Here are the models we'll be using:

In [None]:
model_dict = {
    'RandomForest': RandomForestClassifier(random_state=seed),
    'NaiveBayes': GaussianNB(),
    'kNN': KNeighborsClassifier(),
    'ExtraTrees': ExtraTreesClassifier(random_state=seed),
    'GradientBoost': GradientBoostingClassifier(random_state=seed),
    'Bagg': BaggingClassifier(random_state=seed),
    'AdaBoost': AdaBoostClassifier(random_state=seed),
    'GaussianProc': GaussianProcessClassifier(random_state=seed),
    'Logistic': LogisticRegression(random_state=seed),
}

Just the default parameters.

## Metrics

Thus far, we've been using accuracy, but there's no official leaderboard metric.  So, let's also take a look at log loss.

### The Plan

- `train` size = 45
- `test` size = 105 (complement)
- 1000 random splits for each model
- Use the same seed

In [None]:
def cv(model_dict, X, y, X_pipeline, y_pipeline, n_train, n_splits, seed):
    acc_dict = dict()
    loss_dict = dict()
    for k, m in model_dict.items():
        acc = []
        loss = []
        shuffle = StratifiedShuffleSplit(n_splits,
                                         train_size=n_train,
                                         test_size=None,
                                         random_state=seed)
        for idx_train, idx_test in shuffle.split(X, y):
            tr_X, te_X, tr_y, te_y = preprocess(X.iloc[idx_train], X.iloc[idx_test],
                                                y.iloc[idx_train], y.iloc[idx_test],
                                                X_pipeline, y_pipeline, n_train, seed)
            m.fit(tr_X, tr_y)

            y_hat_acc = m.predict(te_X)
            acc += [accuracy_score(te_y, y_hat_acc)]

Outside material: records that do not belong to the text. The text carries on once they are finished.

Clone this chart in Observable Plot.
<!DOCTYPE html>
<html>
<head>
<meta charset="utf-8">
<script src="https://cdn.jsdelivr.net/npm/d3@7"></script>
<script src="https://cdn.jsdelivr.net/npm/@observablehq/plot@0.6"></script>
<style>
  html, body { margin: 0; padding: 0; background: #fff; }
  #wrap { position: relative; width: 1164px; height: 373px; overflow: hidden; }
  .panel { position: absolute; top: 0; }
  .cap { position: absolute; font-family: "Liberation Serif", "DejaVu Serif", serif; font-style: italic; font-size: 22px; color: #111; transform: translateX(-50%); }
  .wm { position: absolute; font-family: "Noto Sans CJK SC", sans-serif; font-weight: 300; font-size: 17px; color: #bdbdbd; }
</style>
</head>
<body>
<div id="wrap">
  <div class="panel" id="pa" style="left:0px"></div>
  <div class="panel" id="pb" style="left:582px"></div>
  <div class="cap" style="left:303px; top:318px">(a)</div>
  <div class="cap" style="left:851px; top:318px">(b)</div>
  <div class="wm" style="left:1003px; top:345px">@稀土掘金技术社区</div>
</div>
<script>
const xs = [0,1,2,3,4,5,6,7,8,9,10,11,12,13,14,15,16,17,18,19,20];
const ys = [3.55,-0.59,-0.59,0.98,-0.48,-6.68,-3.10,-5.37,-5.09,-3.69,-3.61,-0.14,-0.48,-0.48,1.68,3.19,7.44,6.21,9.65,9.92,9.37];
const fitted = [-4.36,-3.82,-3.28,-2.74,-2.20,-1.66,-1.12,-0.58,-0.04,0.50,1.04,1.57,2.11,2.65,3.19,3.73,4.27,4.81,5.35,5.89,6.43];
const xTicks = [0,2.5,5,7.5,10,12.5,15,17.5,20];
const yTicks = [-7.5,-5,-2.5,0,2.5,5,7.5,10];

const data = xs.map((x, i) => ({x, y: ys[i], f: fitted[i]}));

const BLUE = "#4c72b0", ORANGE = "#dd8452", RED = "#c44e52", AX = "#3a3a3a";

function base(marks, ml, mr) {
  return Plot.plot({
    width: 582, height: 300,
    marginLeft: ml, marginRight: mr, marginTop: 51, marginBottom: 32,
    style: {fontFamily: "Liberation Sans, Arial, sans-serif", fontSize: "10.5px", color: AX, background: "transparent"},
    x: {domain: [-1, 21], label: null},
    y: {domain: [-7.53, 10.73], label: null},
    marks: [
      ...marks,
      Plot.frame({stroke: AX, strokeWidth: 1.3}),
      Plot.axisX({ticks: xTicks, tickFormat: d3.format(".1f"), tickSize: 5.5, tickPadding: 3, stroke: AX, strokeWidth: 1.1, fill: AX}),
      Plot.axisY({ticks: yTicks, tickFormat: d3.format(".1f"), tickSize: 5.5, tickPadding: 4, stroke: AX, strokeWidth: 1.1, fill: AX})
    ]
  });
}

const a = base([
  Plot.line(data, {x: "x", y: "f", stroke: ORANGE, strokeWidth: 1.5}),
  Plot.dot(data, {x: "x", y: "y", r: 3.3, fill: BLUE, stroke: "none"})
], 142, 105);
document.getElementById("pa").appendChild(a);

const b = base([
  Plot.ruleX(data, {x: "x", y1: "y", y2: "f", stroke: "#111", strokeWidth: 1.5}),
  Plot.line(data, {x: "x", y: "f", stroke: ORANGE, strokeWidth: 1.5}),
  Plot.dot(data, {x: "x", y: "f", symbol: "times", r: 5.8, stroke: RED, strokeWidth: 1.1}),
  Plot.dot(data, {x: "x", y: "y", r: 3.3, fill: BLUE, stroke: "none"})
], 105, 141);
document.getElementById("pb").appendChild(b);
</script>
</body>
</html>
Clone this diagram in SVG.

            y_hat_loss = m.predict_proba(te_X)
            loss += [log_loss(te_y, y_hat_loss)]

        acc_dict[k] = acc
        loss_dict[k] = loss

    return pd.DataFrame(acc_dict), pd.DataFrame(loss_dict)

In [None]:
%%time
acc, loss = cv(model_dict, X, y, X_pipeline, y_pipeline, n_train=45, n_splits=1000, seed=seed)

In [None]:
print('Accuracy (%): standard deviation')
print((np.std(acc).round(4)*100).to_string())

In [None]:
print('Log loss: standard deviation')
print((np.std(loss).round(2)).to_string())

## Metrics Plots

Let's take a look.

In [None]:
def plot_metrics(acc, loss):
    plt.figure(figsize=(10,14))
    plt.subplots_adjust(hspace=0.6)
    
    plt.subplot(2,1,1)
    plt.title('Accuracy')
    sns.boxplot(data=acc*100)
    plt.ylim(80,100)
    plt.xticks(rotation='vertical')

    plt.subplot(2,1,2)
    plt.title('Log Loss (lower is better)')
    sns.boxplot(data=loss)
    plt.xticks(rotation='vertical')

In [None]:
plot_metrics(acc, loss)

## Winners and Losers

We shouldn't read too much into model performance without having done any optimization, but this is a good starting point.  A few things that might be worth exploring:

- Gaussian processes and logistic regression have very stable log loss.
- Extra trees performs well.
- Accuracy is more or less the same across the board.  Logistic regression stands out, but that might be due to, eg lack of regularization.
- Log loss is much more varied, but most models do overlap.  Gaussian processes is a bit high, though.
- Both plots have quite a few outliers.

Overall, the log loss is difficult to interpret, but 95% accuracy (+/- 2%) seems like a solid baseline for this dataset.

# 8 Conclusion

## What's Missing

- Train/test split: We used a 45/105 split.  Try different splits--30/120, 60/90, or 90/60--and see what happens.
- Error analysis: Take a look at the errors.  Is a particular flower hard to classify?  Does each model misclassify the same flowers?
- Algorithm anslysis: Use the bootstrap--or maybe something else--to better understand the bias/variance characteristics of each model.
- Optimization: Model parameters, hyperparameters, cross validation, regularization, stacking, etc.
- Feature engineering/analysis: Go beyond polynomial features--what works and what doesn't, and why?
- Logs: Saving/loading data, and tracking everything we have and haven't tried--a detailed journal of our thought process.
- Metrics: What we're optimizing should influence how we optimize.
- More models: `xgboost` and `pytorch` or `keras`.

## Final Words

There are surely mistakes and better ways to go about things.  If you have any ideas, I would appreciate your feedback.

That's all for this notebook.  I hope you found something useful.